Тимур непроизвольно толкнулся бедрами вверх. Казалось, напряженный член вот-вот разорвет тонкую ткань спортивных штанов и того короткого безобразия, которое едва прикрывало ее задницу. Но чуда не случилось — и сдерживаемое жадное желание Морковки не обхватило его всей своей горячей упругостью.
— Я уже говорил, что не кусаюсь, маленькая, — повторил он сказанные когда-то слова.
Она, конечно, боится. Дрожит, как заяц. Но и хочет продолжить — Тимур безошибочно угадывал ее потребность поддаться собственному любопытству, попробовать что-то новое.
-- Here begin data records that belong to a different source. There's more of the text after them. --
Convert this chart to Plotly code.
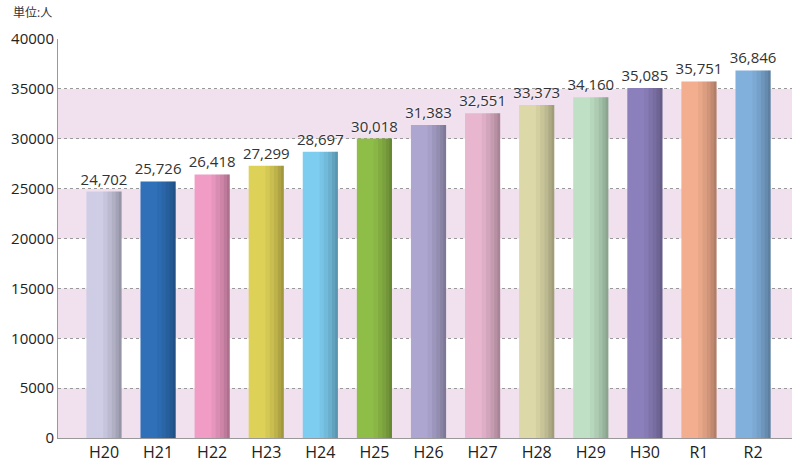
import plotly.graph_objects as go

categories = ["H20", "H21", "H22", "H23", "H24", "H25", "H26", "H27", "H28", "H29", "H30", "R1", "R2"]
values = [24702, 25726, 26418, 27299, 28697, 30018, 31383, 32551, 33373, 34160, 35085, 35751, 36846]
bar_colors = ["#cfcde6", "#2f70b8", "#f09cc4", "#ddd158", "#7dcdf0", "#8fbe48", "#ada6d0",
              "#e8b6cf", "#dcd8a8", "#bfe0c4", "#8c80bc", "#f2ae8e", "#82b0dc"]
y_ticks = [0, 5000, 10000, 15000, 20000, 25000, 30000, 35000, 40000]
unit_label = "単位:人"

FONT = "Open Sans, Noto Sans CJK JP, sans-serif"
BW = 0.65

fig = go.Figure()

fig.add_trace(go.Bar(
    x=categories, y=values, width=BW, offset=-BW / 2,
    marker=dict(color=bar_colors, line=dict(width=0)),
    text=[f"{v:,}" for v in values], textposition="outside", constraintext="none",
    textfont=dict(size=15, color="#333333", family=FONT, shadow="0px 0px 3px white"),
    cliponaxis=False, hoverinfo="x+y",
))

# darker shading toward the right edge of each bar (gradient imitation)
for w, op in [(0.34, 0.04), (0.26, 0.05), (0.18, 0.06), (0.11, 0.07), (0.05, 0.08)]:
    fig.add_trace(go.Bar(
        x=categories, y=values, width=w, offset=BW / 2 - w,
        marker=dict(color="black", opacity=op, line=dict(width=0)),
        hoverinfo="skip", showlegend=False,
    ))

# pink bands on alternate tick intervals
shapes = []
for i in range(0, len(y_ticks) - 1, 2):
    shapes.append(dict(type="rect", xref="paper", yref="y", x0=0, x1=1,
                       y0=y_ticks[i], y1=y_ticks[i + 1],
                       fillcolor="#f1e1ef", line=dict(width=0), layer="below"))

fig.update_layout(
    width=792, height=459,
    margin=dict(l=58, r=0, t=39, b=21, autoexpand=False),
    barmode="overlay",
    showlegend=False,
    plot_bgcolor="white", paper_bgcolor="white",
    font=dict(family=FONT, color="#333333"),
    shapes=shapes,
    annotations=[dict(text=unit_label, xref="paper", yref="paper", x=-0.064, y=1.04,
                      xanchor="left", yanchor="bottom", showarrow=False,
                      font=dict(size=12, color="#333333", family=FONT))],
    xaxis=dict(range=[-0.85, 12.72], showgrid=False, showline=True, linecolor="#999999",
               linewidth=1, ticks="", tickfont=dict(size=16, color="#222222"), fixedrange=True,
               automargin=False, ticklabelstandoff=0),
    yaxis=dict(range=[0, 40000], tickvals=y_ticks, ticktext=[str(v) for v in y_ticks],
               showgrid=True, gridcolor="#999999",
               griddash="dot", gridwidth=1, showline=True, linecolor="#999999", linewidth=1,
               ticks="", tickfont=dict(size=15, color="#222222"), zeroline=False,
               automargin=False, layer="below traces", fixedrange=True),
)

fig.write_html("out.html", config={"displayModeBar": False},
               post_script="document.body.style.margin='0';document.body.style.overflow='hidden';")
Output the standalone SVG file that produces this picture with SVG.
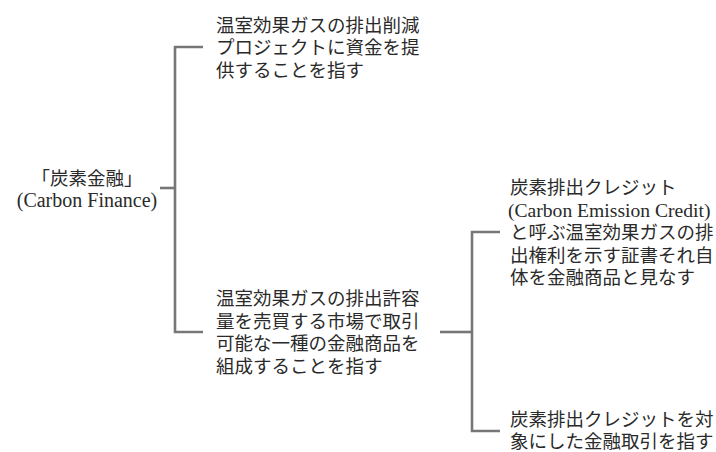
<svg xmlns="http://www.w3.org/2000/svg" width="716" height="452" viewBox="0 0 716 452">
  <style>
    .t { font-family: "Liberation Serif", "Noto Sans CJK JP", serif; font-size: 18.5px; fill: #2a2a2a; }
    .lat { font-size: 20px; }
    .lat2 { font-size: 19.6px; }
    .c { text-anchor: middle; }
    .ln { fill: none; stroke: #777777; stroke-width: 2.6; stroke-linejoin: miter; stroke-linecap: butt; }
  </style>
  <rect width="716" height="452" fill="#ffffff"/>
  <g id="connectors">
    <path class="ln" d="M160,188 H175"/>
    <path class="ln" d="M203,47 H175 V332 H203"/>
    <path class="ln" d="M440,332 H472"/>
    <path class="ln" d="M500,232 H472 V431 H500"/>
  </g>
  <g id="root">
    <text class="t c" x="87" y="185">「炭素金融」</text>
    <text class="t lat c" x="87" y="207">(Carbon Finance)</text>
  </g>
  <g id="n1">
    <text class="t" x="216" y="31.5">温室効果ガスの排出削減</text>
    <text class="t" x="216" y="54">プロジェクトに資金を提</text>
    <text class="t" x="216" y="76.5">供することを指す</text>
  </g>
  <g id="n2">
    <text class="t" x="216" y="305">温室効果ガスの排出許容</text>
    <text class="t" x="216" y="327.5">量を売買する市場で取引</text>
    <text class="t" x="216" y="350">可能な一種の金融商品を</text>
    <text class="t" x="216" y="372.5">組成することを指す</text>
  </g>
  <g id="n3">
    <text class="t" x="510" y="194">炭素排出クレジット</text>
    <text class="t lat2" x="508" y="216.5">(Carbon Emission Credit)</text>
    <text class="t" x="510" y="239">と呼ぶ温室効果ガスの排</text>
    <text class="t" x="510" y="261.5">出権利を示す証書それ自</text>
    <text class="t" x="510" y="284">体を金融商品と見なす</text>
  </g>
  <g id="n4">
    <text class="t" x="510" y="426">炭素排出クレジットを対</text>
    <text class="t" x="510" y="447.5">象にした金融取引を指す</text>
  </g>
</svg>
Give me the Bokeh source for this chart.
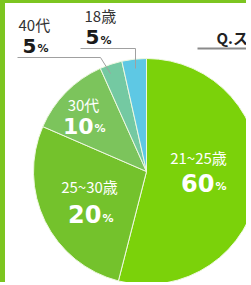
from bokeh.plotting import figure
from bokeh.models import Range1d, ColumnDataSource
from bokeh.core.properties import value
from bokeh.embed import file_html
from bokeh.resources import INLINE
import math

# ---- data ----
categories = ["21~25歳", "25~30歳", "30代", "40代", "18歳"]
pct_labels = [60, 20, 10, 5, 5]
# slice sizes as drawn in the picture (percent of the circle)
drawn_share = [54.0, 27.5, 11.8, 3.2, 3.5]
colors = ["#7bd20a", "#74c22c", "#7cc45c", "#74c9a2", "#5ec8e4"]
question = "Q.ス"

W, H = 251, 285
BL, BT = 5, 3          # green frame thickness (left, top)
CX, CY, R = 146, 171, 113
CJK = "Noto Sans CJK JP"
NUM = "DejaVu Sans"


def Y(py):
    return H - py


p = figure(width=W - BL, height=H - BT, output_backend="svg", toolbar_location=None,
           x_range=Range1d(BL, W), y_range=Range1d(0, H - BT), min_border=0)
p.axis.visible = False
p.grid.visible = False
p.outline_line_color = None
p.background_fill_color = "white"
p.border_fill_color = "white"
p.styles = {"position": "absolute", "left": "0px", "top": "0px",
            "border-left": f"{BL}px solid #7cc520", "border-top": f"{BT}px solid #7cc520"}

# pie
starts, ends = [], []
acc = 0.0
for s in drawn_share:
    b0 = acc * 3.6
    acc += s
    b1 = acc * 3.6
    starts.append(math.radians(90 - b0))
    ends.append(math.radians(90 - b1))
src = ColumnDataSource(dict(start=starts, end=ends, color=colors))
p.wedge(x=CX, y=Y(CY), radius=R, start_angle="start", end_angle="end",
        direction="clock", fill_color="color", line_color="#eef8e0",
        line_width=1, source=src)

# leader lines
p.line(x=[17, 100, 110], y=[Y(57), Y(57), Y(73)], line_color="#a0a0a0", line_width=1)
p.line(x=[80, 135, 135], y=[Y(48), Y(48), Y(68)], line_color="#a0a0a0", line_width=1)

# question tab
p.line(x=[197, W], y=[Y(48), Y(48)], line_color="#8a8a8a", line_width=2)
p.text(x=[216], y=[Y(37)], text=[question], text_font=value(CJK), text_font_size="15px",
       text_font_style="bold", text_color="#222222", text_baseline="middle")

# category labels
cat_x = [198, 89, 83, 18, 84]
cat_y = [157, 186, 104, 23.5, 15]
cat_align = ["center", "center", "center", "left", "left"]
cat_col = ["white", "white", "white", "#333333", "#333333"]
for i in range(5):
    p.text(x=[cat_x[i]], y=[Y(cat_y[i])], text=[categories[i]], text_font=value(CJK),
           text_font_size="15px", text_align=cat_align[i], text_baseline="middle",
           text_color=cat_col[i])

# percentage numbers
num_x = [214, 101, 93, 36, 99]
num_y = [182.5, 213.5, 125, 45, 36.5]
pc_y = [186, 217.5, 128, 48, 39.5]
num_size = ["24px", "24px", "22px", "20px", "20px"]
for i in range(5):
    col = cat_col[i] if i < 3 else "#1a1a1a"
    p.text(x=[num_x[i]], y=[Y(num_y[i])], text=[str(pct_labels[i])], text_font=value(NUM),
           text_font_size=num_size[i], text_font_style="bold", text_align="right",
           text_baseline="middle", text_color=col)
    p.text(x=[num_x[i] + 1], y=[Y(pc_y[i])], text=["%"], text_font=value(NUM),
           text_font_size="11px", text_font_style="bold", text_align="left",
           text_baseline="middle", text_color=col)

open("out.html", "w").write(file_html(p, INLINE))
За годы далеко не монашеского образа жизни, он достаточно хорошо научился разбираться в женщинах, чтобы видеть разницу между принуждением и сдержанностью. Если бы Морковка не хотела продолжить, она бы просто дала ему по морде, врезала бы по яйцам. Да просто послала по известному маршруту. У женщины есть масса способов дать понять, что секс с этим партнером ее не интересует. Да, на его территории Ася в некоторой степени заложница обстоятельств, и именно поэтому он пообещал не делать резких движений и полностью отдать инициативу в ее руки. Первый шаг сделан, но дальше пусть продолжает сама. Хорошо бы, конечно, как-то поактивнее, пока он просто окончательно не сдурел.
Тимур ослабил хватку на ее талии и потихоньку спустился ниже, к тем самым шортам, которые вкупе с его штанами храбро держали оборону.
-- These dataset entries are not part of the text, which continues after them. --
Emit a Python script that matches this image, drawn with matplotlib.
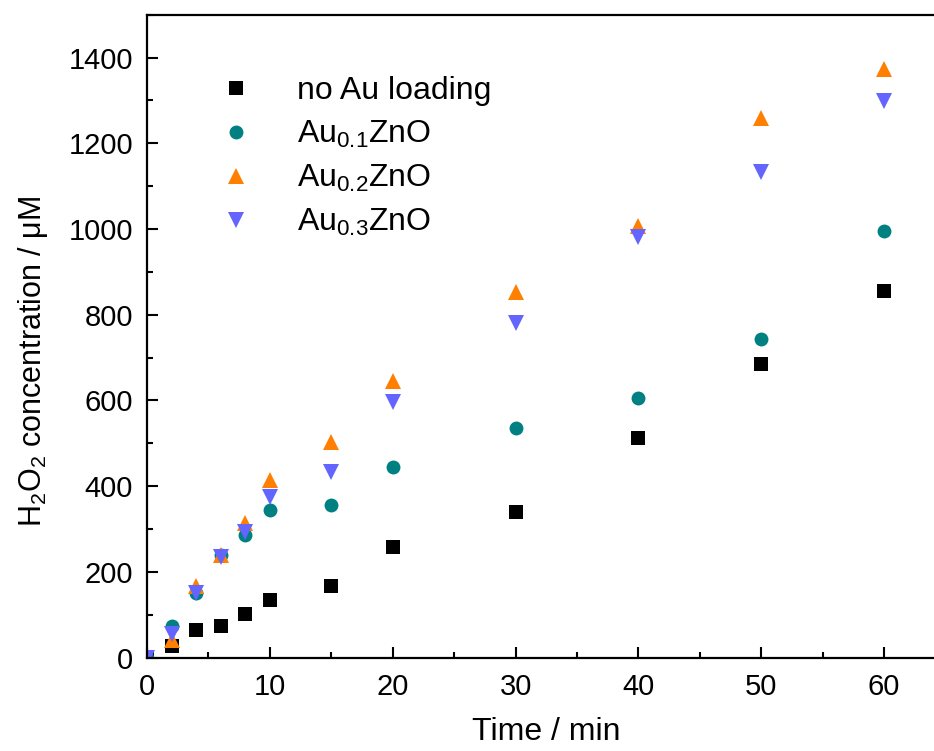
"""plot.py — H2O2 production over time for Au-loaded ZnO → out.png"""
import matplotlib
matplotlib.use("Agg")
import matplotlib.pyplot as plt
from matplotlib.ticker import MultipleLocator

# sampling times (min)
time_min = [0, 2, 4, 6, 8, 10, 15, 20, 30, 40, 50, 60]

# H2O2 concentration (uM) per catalyst
no_au = [0, 28, 65, 74, 101, 135, 168, 258, 340, 513, 685, 856]
au01 = [0, 73, 150, 239, 287, 344, 356, 445, 536, 606, 744, 995]
au02 = [0, 41, 167, 239, 315, 414, 502, 646, 854, 1007, 1258, 1373]
au03 = [0, 55, 150, 235, 294, 375, 434, 597, 781, 982, 1134, 1299]

series_labels = ["no Au loading", "Au$_{0.1}$ZnO", "Au$_{0.2}$ZnO", "Au$_{0.3}$ZnO"]


def main():
    plt.rcParams["font.family"] = ["Liberation Sans", "DejaVu Sans"]
    plt.rcParams["mathtext.fontset"] = "custom"
    plt.rcParams["mathtext.rm"] = "Liberation Sans"
    plt.rcParams["mathtext.it"] = "Liberation Sans:italic"
    plt.rcParams["mathtext.bf"] = "Liberation Sans:bold"

    fig = plt.figure(figsize=(9.34, 7.51), dpi=100)
    ax = fig.add_axes([0.1574, 0.1245, 0.855, 0.856])

    style = [
        (no_au, "s", "#000000", 9.5),
        (au01, "o", "#008080", 10),
        (au02, "^", "#FF8000", 11),
        (au03, "v", "#6464FF", 11),
    ]
    for (vals, mk, color, ms), label in zip(style, series_labels):
        ax.plot(time_min, vals, ls="none", marker=mk, ms=ms, color=color,
                mec=color, mew=0, label=label)

    ax.set_xlim(0, 65)
    ax.set_ylim(0, 1500)
    ax.xaxis.set_major_locator(MultipleLocator(10))
    ax.xaxis.set_minor_locator(MultipleLocator(5))
    ax.yaxis.set_major_locator(MultipleLocator(200))
    ax.yaxis.set_minor_locator(MultipleLocator(100))
    ax.set_yticks(range(0, 1401, 200))
    ax.tick_params(which="both", direction="in", width=1.5, labelsize=21,
                   top=False, right=False)
    ax.tick_params(which="major", length=8)
    ax.tick_params(which="minor", length=4)
    ax.tick_params(axis="x", pad=11)
    ax.tick_params(axis="y", pad=10)
    for sp in ax.spines.values():
        sp.set_linewidth(1.6)

    ax.set_xlabel("Time / min", fontsize=23, labelpad=12)
    ax.set_ylabel("H$_2$O$_2$ concentration / μM", fontsize=22, labelpad=13)
    ax.yaxis.label.set_y(0.46)

    ax.legend(loc="upper left", bbox_to_anchor=(0.092, 0.904), frameon=False,
              fontsize=23, handlelength=1, handletextpad=1.38,
              labelspacing=0.4, borderpad=0, borderaxespad=0)

    fig.savefig("out.png", dpi=100)


if __name__ == "__main__":
    main()
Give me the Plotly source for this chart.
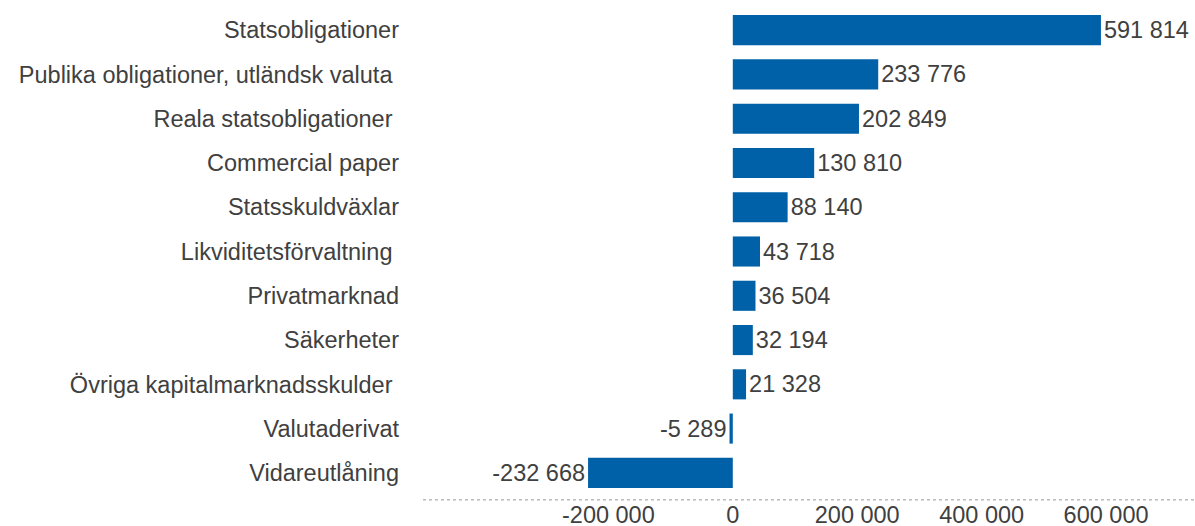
import plotly.graph_objects as go

categories = [
    "Statsobligationer",
    "Publika obligationer, utländsk valuta ",
    "Reala statsobligationer ",
    "Commercial paper",
    "Statsskuldväxlar",
    "Likviditetsförvaltning ",
    "Privatmarknad",
    "Säkerheter",
    "Övriga kapitalmarknadsskulder ",
    "Valutaderivat",
    "Vidareutlåning",
]
values = [591814, 233776, 202849, 130810, 88140, 43718, 36504, 32194, 21328, -5289, -232668]
tick_vals = [-200000, 0, 200000, 400000, 600000]


def fmt(v):
    s = f"{abs(v):,}".replace(",", " ")
    return ("-" if v < 0 else "") + s


labels = [fmt(v) for v in values]
tick_text = [fmt(v) for v in tick_vals]

font_family = "Liberation Sans, Arial, sans-serif"
text_color = "#404040"
fs = 23.5

fig = go.Figure(
    go.Bar(
        x=values,
        y=categories,
        orientation="h",
        marker=dict(color="#0061A8", line=dict(width=0)),
        text=labels,
        textposition="outside",
        textfont=dict(size=fs, color=text_color, family=font_family),
        cliponaxis=False,
        width=0.68,
    )
)

fig.add_shape(
    type="line", xref="paper", yref="paper", x0=0, x1=1, y0=-0.01, y1=-0.01,
    line=dict(color="#9a9a9a", width=1, dash="dot"),
)

fig.update_layout(
    width=1195,
    height=526,
    margin=dict(l=423, r=0, t=8, b=31, autoexpand=False),
    plot_bgcolor="white",
    paper_bgcolor="white",
    showlegend=False,
    font=dict(family=font_family, size=fs, color=text_color),
    xaxis=dict(
        range=[-498000, 743000],
        tickvals=tick_vals,
        ticktext=tick_text,
        showgrid=False,
        zeroline=False,
        showline=False,
        ticks="",
        automargin=False,
        ticklabelstandoff=3,
        tickfont=dict(size=fs, color=text_color),
    ),
    yaxis=dict(
        categoryorder="array",
        categoryarray=categories[::-1],
        showgrid=False,
        zeroline=False,
        showline=False,
        ticks="",
        automargin=False,
        ticklabelstandoff=23,
        tickfont=dict(size=fs, color=text_color),
    ),
)

fig.write_html(
    "out.html",
    config={"displayModeBar": False},
    post_script="document.body.style.margin='0';document.body.style.overflow='hidden';",
)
— Мы не слишком спешим? — спросила Морковка, неосознанно поглаживая его по груди, рисуя указательными пальцами невидимые узоры на коже. И снова поерзала, стоило Тимуру пальцам прикоснуться к теплой обнаженной коже.
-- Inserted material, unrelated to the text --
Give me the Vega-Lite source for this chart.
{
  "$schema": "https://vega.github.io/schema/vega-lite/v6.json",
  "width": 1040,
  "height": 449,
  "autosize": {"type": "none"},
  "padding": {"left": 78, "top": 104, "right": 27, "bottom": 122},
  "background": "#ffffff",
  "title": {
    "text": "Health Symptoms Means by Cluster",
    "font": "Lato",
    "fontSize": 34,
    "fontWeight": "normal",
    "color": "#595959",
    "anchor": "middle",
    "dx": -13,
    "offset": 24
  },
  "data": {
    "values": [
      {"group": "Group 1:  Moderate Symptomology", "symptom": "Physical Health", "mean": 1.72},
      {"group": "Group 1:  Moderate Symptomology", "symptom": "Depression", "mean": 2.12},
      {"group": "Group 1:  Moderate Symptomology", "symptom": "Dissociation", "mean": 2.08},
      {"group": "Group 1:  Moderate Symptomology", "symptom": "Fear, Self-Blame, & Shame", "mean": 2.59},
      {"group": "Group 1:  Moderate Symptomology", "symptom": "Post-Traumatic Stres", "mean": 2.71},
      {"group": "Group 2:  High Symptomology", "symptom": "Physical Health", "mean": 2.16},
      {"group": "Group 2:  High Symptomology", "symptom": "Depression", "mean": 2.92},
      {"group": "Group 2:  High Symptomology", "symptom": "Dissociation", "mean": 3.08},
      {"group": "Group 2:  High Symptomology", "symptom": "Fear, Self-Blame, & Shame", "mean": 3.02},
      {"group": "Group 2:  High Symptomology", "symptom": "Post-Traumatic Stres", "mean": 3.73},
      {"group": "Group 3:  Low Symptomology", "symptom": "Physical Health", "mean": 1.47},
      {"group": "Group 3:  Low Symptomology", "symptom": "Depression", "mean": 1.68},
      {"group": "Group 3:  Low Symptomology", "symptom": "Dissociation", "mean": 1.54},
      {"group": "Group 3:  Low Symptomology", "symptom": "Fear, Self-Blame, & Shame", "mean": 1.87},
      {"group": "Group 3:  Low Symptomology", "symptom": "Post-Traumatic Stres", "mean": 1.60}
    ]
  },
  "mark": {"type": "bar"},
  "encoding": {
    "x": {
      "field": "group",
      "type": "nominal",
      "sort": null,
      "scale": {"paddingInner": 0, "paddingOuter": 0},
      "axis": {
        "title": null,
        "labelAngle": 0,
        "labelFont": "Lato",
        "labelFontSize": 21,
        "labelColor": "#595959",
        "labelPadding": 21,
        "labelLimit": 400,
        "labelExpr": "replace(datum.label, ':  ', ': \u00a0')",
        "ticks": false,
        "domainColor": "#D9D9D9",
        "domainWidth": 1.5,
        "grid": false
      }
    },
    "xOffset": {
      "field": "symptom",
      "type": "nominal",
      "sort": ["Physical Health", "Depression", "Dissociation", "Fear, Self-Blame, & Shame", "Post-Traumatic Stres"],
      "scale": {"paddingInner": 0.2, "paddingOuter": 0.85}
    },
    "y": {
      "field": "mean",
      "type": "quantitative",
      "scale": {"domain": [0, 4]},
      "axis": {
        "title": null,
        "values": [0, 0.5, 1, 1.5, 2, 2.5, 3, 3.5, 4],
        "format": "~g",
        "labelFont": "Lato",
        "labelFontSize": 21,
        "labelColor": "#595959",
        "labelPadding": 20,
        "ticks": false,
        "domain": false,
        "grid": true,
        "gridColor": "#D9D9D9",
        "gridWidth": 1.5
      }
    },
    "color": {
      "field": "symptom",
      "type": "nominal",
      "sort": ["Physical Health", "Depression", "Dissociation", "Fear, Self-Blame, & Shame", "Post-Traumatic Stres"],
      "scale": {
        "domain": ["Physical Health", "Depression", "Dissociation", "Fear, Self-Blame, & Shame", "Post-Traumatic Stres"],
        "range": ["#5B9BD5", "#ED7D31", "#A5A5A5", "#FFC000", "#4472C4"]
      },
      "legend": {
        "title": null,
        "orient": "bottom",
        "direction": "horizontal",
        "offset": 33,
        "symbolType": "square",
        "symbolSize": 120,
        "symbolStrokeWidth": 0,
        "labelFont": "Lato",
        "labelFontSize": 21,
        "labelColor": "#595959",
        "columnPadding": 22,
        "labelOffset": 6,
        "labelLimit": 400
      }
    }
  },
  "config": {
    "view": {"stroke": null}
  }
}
Он скрипнул зубами, пожелал себе еще хоть немного терпения. Если она еще немного так поерзает, дело кончится… в трусы, мать его.
— Я же тебя не держу, маленькая. Если считаешь, что торопимся — уходи.
Никогда еще говорить правильную хрень не было так тяжело. Наверное, потому, что до сегодняшнего дня ни одна девушка не воспользовалась предложением уйти. И это всегда было очевидно.
Морковка наклонилась ближе, с каким-то убийственно соблазнительным любопытством разглядывая его рот. Кончик ее языка торопливо пробежался по собственным губам, уже слегка припухшим от их поцелуев. Мало, слишком мало.
Он завел руку ей за спину, потянул на себя, практически вынуждая лечь. Так она хотя бы ерзать перестанет.
— Тебя когда-то целовали так, чтобы хотелось кончить?
— Что?
Вот это взгляд: брошенный в огонь янтарь!
— Ты слышала вопрос.
— Я не… ну… я не люблю целоваться.
— Уверена, маленькая? Точно? Проверим?
Кажется, степень ее смущения достигла пика, потому что Морковка не придумала ничего лучше, чем заткнуть ему рот поцелуем: торопливым, влажным, сладким, как грех. Черт! Он завелся до, мать его, верхнего предела. И даже сильнее.
Образы о том, чтобы оставить ее без одежды и любить всю ночь напролет убивали терпение, рвали «правильного парня» в клочья, грозя выпустить на свободу звериную потребность просто владеть этой женщиной.
Спокойно, Бес, спокойно.
Он протолкнул язык ей в рот, приглашая в игру. И вот они уже жадно, словно тонущие, обмениваются одним на двоих дыханием, стонут, посасывают губы друг друга, трутся языками, взрывая миллионы нервных окончаний на чувствительной коже. И ее пальцы у него в волосах царапают кожу головы почти с болезненной жесткостью.
Вот она, его девочка: нежная, чувствительная, маленькая кошка, умеющая мурлыкать и кусать одновременно.
Одно лишь движение бедер между ее разведенными ногами — и член болит, яйца словно в кулаке сжали. И ее собственное тело отзывается встречным толчком, рот наполняется приглашающим стоном.
Может быть, все случиться сегодня?
Может быть…
Она напряглась практически одновременно с тем звуком, который услышали они оба: детский плач.
Мгновение — и Морковка вскочила на ноги. Тимур сел, вцепился ладонями в обивку дивана.
«Раз, два, три… Тихо, мужик, выдыхай. Ты знал, что так будет».
Она растворилась за дверью комнаты, исчезла, оставив после себя лишь едва уловимый запах шампуня для волос и детского крема. Ребенок затих.